Kasus pencabulan anak di bawah umur di wilayah hukum Polres Minahasa Selatan (Minsel) kian mengkhawatirkan. Hingga bulan Agustus tahun 2022 ini saja kenaikannya sudah hampir 100 persen di bandingkan tahun 2021.

Kapolres Minsel AKBP. Bambang C. Harleyanto SIK melalui Kasat Reskrim Iptu Lesly Deiby Lihawa, SH, M.Kn, saat ditemui menyampaikan total kasus yang ditangani pada 2022 sudah 30 kasus. Dibandingkan tahun lalu sampai periode yang sama tercatat 17 kasus.

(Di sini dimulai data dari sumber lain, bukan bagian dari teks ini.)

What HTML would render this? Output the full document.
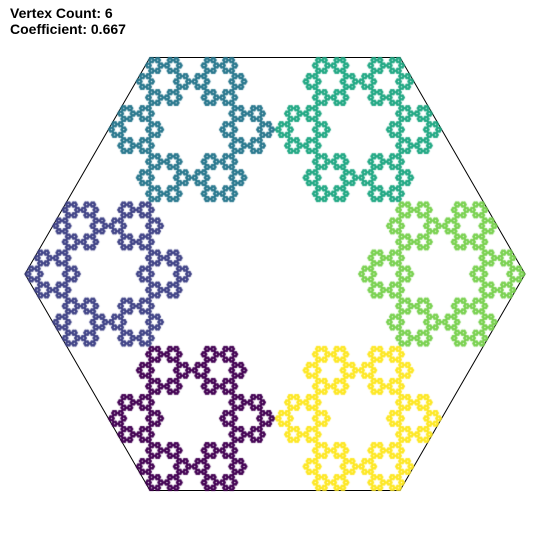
<!DOCTYPE html>
<html><head><meta charset="utf-8"><style>
html,body{margin:0;padding:0;background:#fff;width:550px;height:550px;overflow:hidden}
#wrap{position:relative;width:550px;height:550px}
.t{position:absolute;left:10px;font:bold 14px "Liberation Sans",sans-serif;color:#000;line-height:16px}
canvas,svg{position:absolute;left:0;top:0}
</style></head><body>
<div id="wrap">
<div class="t" style="top:5px">Vertex Count: 6</div>
<div class="t" style="top:21px">Coefficient: 0.667</div>
<svg width="550" height="550"><polygon id="hex" fill="none" stroke="#000" stroke-width="1"/></svg>
<canvas id="c" width="550" height="550"></canvas>
</div>
<script>
const vertexCount = [6];
const coefficient = [0.667];
const vertexAnglesDeg = [240, 180, 120, 60, 0, 300];
const vertexColors = ["#440154", "#414487", "#2a788e", "#22a884", "#7ad151", "#fde725"];
const depth = 6;
const cx = 275, cy = 274, R = 250;
const verts = vertexAnglesDeg.map(a => [Math.cos(a*Math.PI/180), Math.sin(a*Math.PI/180)]);
const sx = x => cx + x*R;
const sy = y => cy - y*R;
document.getElementById('hex').setAttribute('points',
  verts.map(v=>sx(v[0]).toFixed(1)+','+sy(v[1]).toFixed(1)).join(' '));
const ctx = document.getElementById('c').getContext('2d');
const k = coefficient[0], s = 1 - k, n = vertexCount[0];
function rec(x, y, scale, lvl) {
  if (lvl === depth) { ctx.fillRect(sx(x)-0.7, sy(y)-0.7, 1.4, 1.4); return; }
  for (let i = 0; i < n; i++) {
    if (lvl === 0) ctx.fillStyle = vertexColors[i];
    rec(x + scale*k*verts[i][0], y + scale*k*verts[i][1], scale*s, lvl+1);
  }
}
rec(0, 0, 1, 0);
</script>
</body></html>
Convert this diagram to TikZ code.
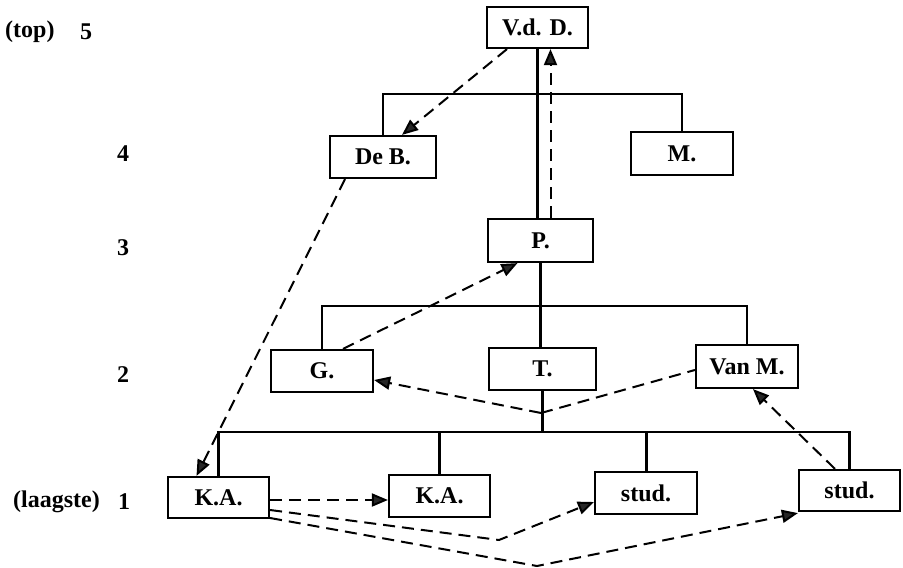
\documentclass[tikz,border=0pt]{standalone}
\usepackage{fontspec}
\setmainfont{Liberation Serif}
\usetikzlibrary{arrows.meta}
\begin{document}
\begin{tikzpicture}[x=1pt,y=-1pt,
  box/.style={draw,line width=2.2pt,inner sep=0pt,font=\fontsize{24}{27}\selectfont\bfseries},
  lab/.style={inner sep=0pt,font=\fontsize{24}{27}\selectfont\bfseries},
  tree/.style={line width=2.2pt},
  dasharrow/.style={line width=2pt,dash pattern=on 12pt off 7pt,-{Triangle[length=16pt,width=13pt,fill=black!85]}},
  dashline/.style={line width=2pt,dash pattern=on 12pt off 7pt}]
\useasboundingbox (0,0) rectangle (903,568);
% level labels
\node[lab,anchor=west] (ltop) at (5,32) {(top)};
\node[lab] (l5) at (86,32) {5};
\node[lab] (l4) at (123,154) {4};
\node[lab] (l3) at (123,248) {3};
\node[lab] (l2) at (123,375) {2};
\node[lab,anchor=west] (llow) at (13,502) {(laagste)};
\node[lab] (l1) at (124,502) {1};
% boxes
\node[box,minimum width=101pt,minimum height=41pt] (vdd) at (537.5,27.5) {V.d. D.};
\node[box,minimum width=106pt,minimum height=42pt] (deb) at (383,157) {De B.};
\node[box,minimum width=102pt,minimum height=43pt] (m) at (682,153.5) {M.};
\node[box,minimum width=105pt,minimum height=43pt] (p) at (540.5,240.5) {P.};
\node[box,minimum width=102pt,minimum height=42pt] (g) at (322,371) {G.};
\node[box,minimum width=107pt,minimum height=42pt] (t) at (542.5,369) {T.};
\node[box,minimum width=102pt,minimum height=43pt] (vanm) at (747,366.5) {Van M.};
\node[box,minimum width=101pt,minimum height=41pt] (ka1) at (218.5,497.5) {K.A.};
\node[box,minimum width=101pt,minimum height=42pt] (ka2) at (439.5,496) {K.A.};
\node[box,minimum width=102pt,minimum height=42pt] (stud1) at (646,493) {stud.};
\node[box,minimum width=101pt,minimum height=41pt] (stud2) at (849.5,490.5) {stud.};
% tree coordinates
\coordinate (b4) at (538,94);
\coordinate (b2) at (540,306);
\coordinate (b1) at (541,432);
\coordinate (j) at (541,413);
\coordinate (v1) at (499,540);
\coordinate (v2) at (537,566);
% tree
\draw[tree] (deb.north) |- (b4) -| (m.north);
\draw[tree] (vdd.south) -- (vdd.south |- p.north);
\draw[tree] (p.south) -- (p.south |- t.north);
\draw[tree] (g.north) |- (b2) -| (vanm.north);
\draw[tree] (t.south) -- (t.south |- b1);
\draw[tree] (ka1.north) |- (b1) -| (stud2.north);
\draw[tree] (ka2.north) -- (ka2.north |- b1);
\draw[tree,line width=3pt] (stud1.north) -- (stud1.north |- b1);
% dashed relations
\draw[dasharrow] ([xshift=-30.5pt]vdd.south) -- ([xshift=19pt]deb.north);
\draw[dasharrow] ([xshift=10pt]p.north) -- ([xshift=10pt]p.north |- vdd.south);
\draw[dasharrow] ([xshift=-38pt]deb.south) -- ([xshift=-22pt]ka1.north);
\draw[dasharrow] ([xshift=21pt]g.north) -- ([xshift=-23pt]p.south);
\draw[dasharrow] (j) -- ([yshift=-9pt]g.east);
\draw[dashline] (j) -- ([yshift=-3.5pt]vanm.west);
\draw[dasharrow] ([xshift=-14.5pt]stud2.north) -- ([xshift=6pt]vanm.south);
\draw[dasharrow] ([yshift=-2.5pt]ka1.east) -- ([yshift=-4pt]ka2.west);
\draw[dasharrow] ([yshift=-12.5pt]ka1.east) -- (v1) -- ([yshift=-9pt]stud1.west);
\draw[dasharrow] ([yshift=-20.5pt]ka1.east) -- (v2) -- ([yshift=-1pt]stud2.south west);
\end{tikzpicture}
\end{document}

“Memang untuk tahun 2022 ini  kenaikan kasus pencabulan anak di bawah umur atau Cabul sangat mencolok. Angkanya menghampiri 100 persen di banding tahun lalu. Tercatat, pada bulan Januari hingga bulan Juli 2021 sebanyak 17 kasus. Bandingkan tahun ini dari bulan Januari sampai akhir Juli kemarin sudah mencapai 30 kasus,” ujar Lihawa.

Menurut Lihawa perlakuan atau tindakan cabul oleh pelaku paling banyak dipengaruhi aktifitas di media sosial. Dimana lewat media sosial pelaku mendapatkan mangsanya dengan modus perkenalan.
 “Modus para pelaku yang paling pertama melalui media sosial. Melalui perkenalan di media sosial hingga percintaan, pelaku mulai menjerat korbannya dengan bujuk rayu hingga terjadi percabulan. Anak di bawah umur memang rentan,” tukas Kasat Reskrim.

Selain perkenalan melalui media sosial, pelaku cabul juga berasal dari orang-orang dekat korban. “Tetangga, pegawai atau orang orang tinggal di rumah, paman, ayah tiri, bahkan ayah kandung tidak jarang menjadi pelaku cabul. Aktifitas menonton film porno juga menjadi pemicu,” tambahnya Lihawa.
 Lihawa menghimbau agar diperlukan upaya-upaya mencegah terjadinya kasus-kasus cabul dan kekerasan seksual lainnya dengan korban anak di bawah umur. Tindakan yang dilakukan perlu sedini mungkin. Mulai dari mereka yang berpotensi berbuat cabul, maupun anak di bawah umur.

“Sebelum ada penegakan hukum terjadi maka lakukanlah terlebih dahulu tindak pencegahan. Ingat pencegahan bukan hanya datang dari kepolisian saja. Pihak sekolah-sekolah melalui para guru, tokoh masyarakat dan agama,” paparnya.

Lanjut dikatakannya penting juga orang tua mengontrol anak perempuannya ketika pulang sekolah. Segera peka bila mereka tidak pulang. Apalagi bila berada di luar rumah, belum pulang semisal sampai jam 10 malam.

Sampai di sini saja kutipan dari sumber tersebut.